You’d never guess that there was a timid bone in Chin’s body by the way she roared in front of the over 14 million people who tuned in each night for the fifth season of The Voice. Like harmonious Jamaican thunder, Chin’s powerful pipes, combined with her soulful sound and untameable hair, won over the voting public, crowning her as the first non-American contestant to win NBC’s reality singing competition. Since then, her life’s been cranked to 11 with TV and radio interviews and performances across North America. Earlier in March she was even invited to sing at the White House. On top of all that, she’s been finalizing her first major label album, Count On My Love, and gearing up for a summer tour.
That all seems pretty intense.
“I’d be lying if I said it wasn’t overwhelming sometimes — it is,” she says. But this is what she’s been working her entire life for, and she’s not about to walk away from the opportunities her newfound fame affords. Opportunities like working with songwriter Toby Gab, who’s written hits for the likes of Beyoncé and John Legend; and Grammy Award-winner Diane Warren, who wrote Celine Dion’s “Because You Loved Me” and Aerosmith’s “I Don’t Want to Miss a Thing.” “So I’m loving it,” she says. “I could only dream of working with people like that before.” And it’s a dream, you could say, she was born to fulfil.

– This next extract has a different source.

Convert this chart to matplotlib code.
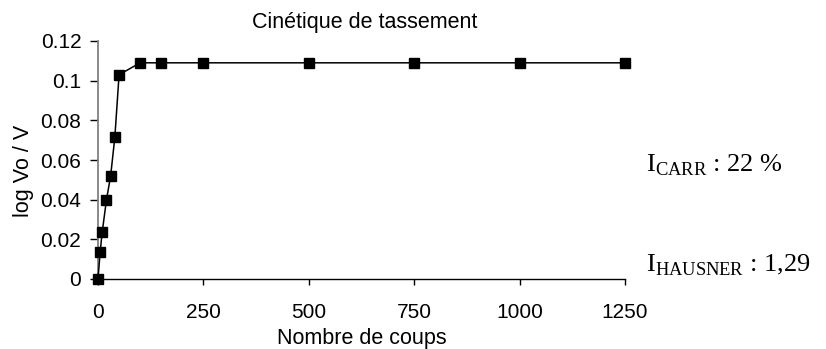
import matplotlib
matplotlib.use("Agg")
import matplotlib.pyplot as plt

# Nombre de coups vs log(Vo/V)
coups = [0, 5, 10, 20, 30, 40, 50, 100, 150, 250, 500, 750, 1000, 1250]
log_vo_v = [0.0, 0.0134, 0.0237, 0.0398, 0.052, 0.0716, 0.103,
            0.109, 0.109, 0.109, 0.109, 0.109, 0.109, 0.109]
x_ticks = [0, 250, 500, 750, 1000, 1250]
y_ticks = [0, 0.02, 0.04, 0.06, 0.08, 0.1, 0.12]
y_labels = ["0", "0.02", "0.04", "0.06", "0.08", "0.1", "0.12"]

plt.rcParams["font.family"] = ["Liberation Sans", "DejaVu Sans"]
plt.rcParams["mathtext.fontset"] = "custom"
plt.rcParams["mathtext.rm"] = "Liberation Serif"

W, H = 826, 349
fig = plt.figure(figsize=(W / 100, H / 100), dpi=100)
ax = fig.add_axes([98 / W, 1 - 279 / H, (625 - 98) / W, (279 - 41) / H])

ax.plot(coups, log_vo_v, color="black", lw=1.1, marker="s", ms=6.5,
        markerfacecolor="black", markeredgecolor="black", clip_on=False, zorder=3)

ax.set_xlim(0, 1250)
ax.set_ylim(0, 0.12)
ax.set_xticks(x_ticks)
ax.set_yticks(y_ticks)
ax.set_yticklabels(y_labels)
ax.tick_params(axis="both", labelsize=15, direction="out", width=1)
ax.tick_params(axis="x", length=4.5, pad=13)
ax.tick_params(axis="y", length=6, pad=6)

ax.spines[["top", "right"]].set_visible(False)
ax.spines["left"].set_color("#808080")
ax.spines["left"].set_linewidth(1.3)
ax.spines["bottom"].set_linewidth(1)

ax.set_xlabel("Nombre de coups", fontsize=15.5, labelpad=4)
fig.text(23 / W, 1 - 171 / H, "log Vo / V", fontsize=15.5, rotation=90,
         ha="center", va="center")
fig.text(365 / W, 1 - 28 / H, "Cinétique de tassement", fontsize=15.5,
         ha="center", va="baseline")

serif = ["Liberation Serif", "DejaVu Serif"]
fig.text(646 / W, 1 - 171 / H, r"I$_{\mathrm{CARR}}$ : 22 %", fontsize=19,
         family=serif, ha="left", va="baseline")
fig.text(646 / W, 1 - 271 / H, r"I$_{\mathrm{HAUSNER}}$ : 1,29", fontsize=19,
         family=serif, ha="left", va="baseline")

fig.savefig("out.png", dpi=100)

In 1985, Richard and Christine Chin gave birth to their second daughter, Tessanne Amanda, in Kingston, Jamaica. Richard and Christine played together in The Carnations and music was very much part of the family culture. It wasn’t just Chin’s parents, either: “It was my aunties, my uncles, my cousins — they were all involved in this band.” The whole family would gather for rehearsals and Chin watched as they jammed. It was during these sessions that she decided she wanted to walk the same path. “I remember it like it was yesterday,” she says. She began ad-libbing Ben E. King’s “Stand by Me,” her aunt Marie backing her up on guitar, and that was it. “I was five. That was probably one of my first memories.”
When she was 12, Chin’s family moved to England, but she would return to Jamaica and pursue performing full time. She joined the rock-reggae band Mile High before becoming a backup singer for the legendary Jimmy Cliff, who is also receiving a Luminary Award at this year’s UWI Gala. “He’s my boss,” she says. The three years under his tutelage was like her “university.”
What was the most important lesson he taught you, then?
“No matter if it’s thousands and thousands of people or just hundreds or one or whatever, he’s going to go out there and give you the show of a lifetime, no matter what. And I really appreciated that.”
Chin eventually broke out on her own, releasing her first single, “Hideaway,” in 2006. In Between Words, her debut independent album, came out in 2010 and Chin was performing at festivals across the Caribbean. Despite this progress, Chin’s career hit a wall. It was like running on a treadmill: you’re doing plenty of work but getting nowhere. “That’s the most frustrating feeling,” she says.
It was Chin’s friend and musical colleague Shaggy who suggested she audition for The Voice in 2013. It was a great medium to showcase her talents on the American stage and potentially jumpstart her career. Which it did. She wowed Christina Aguilera, Cee Lo Green, Blake Shelton and Adam Levine with P!nk’s “Try;” Levine even told her that she could “easily win” the competition. Chin sided with Levine. The Maroon 5 frontman taught her that performing is about creating a moment with the audience, one that they won’t forget. He also selected her songs, despite her apprehension. Songs like Simon and Garfunkel’s “Bridge Over Troubled Water” and Whitney Houston’s “I Have Nothing,” and each of those renditions reached No. 1 on the iTunes chart. “I’m so glad I listened to him,” she laughs.
Chin’s new album, Count On My Love, is set to drop July 1st. Performing on The Voice allowed her to see the world through new eyes and she feels like “there’s a big well that’s opened up.” There’s definitely that “island swag” to the new record (there has to be, “It’s my blood”), but there’s also a mixture of influences. She’ll always love reggae, but she wants to be seen as a vocalist and not just a reggae singer — there’s just so much more to her range. She grew up on the likes of Tina Turner, Aretha Franklin and Celine Dion (“Celine is my girl,” she says) and is fond of modern vocalists like Lana Del Ray, Emeli Sandé, Beyoncé and Adele, who all sound anything but standard.
“They’re very organic,” she says of those artists. “I like people who are undeniably themselves, and I don’t think any of those ladies are cut from the same cloth. They are their own women and I appreciate that, because I don’t think that I can fit into a cookie cutter, either. I have to find my own path, too. So I appreciate women who are able to carve out for themselves a space that is just authentically theirs.”
There’s certainly an air of relaxed authenticity resonating off Chin, an effortless playfulness, a Caribbean breeze. She laughs often and doesn’t mind having a bit of fun, like busting out the robot during our photo shoot. She acknowledges that many people expect fame to change you, but she disagrees: “I think it reveals who you are.”
It shows your true side?
“I think it’s something that you’re born with. I don’t think you choose music, it chooses you.”
So, there’s no going back?
“Even if I wanted to put up my musical gloves, some way, somehow, they’d come back. You just have to do it. You have to do it.” And it may never have happened if it wasn’t for that little girl grabbing the mike and singing with all her heart as the words “Black velvet and that little boy’s smile” scrolled across the screen.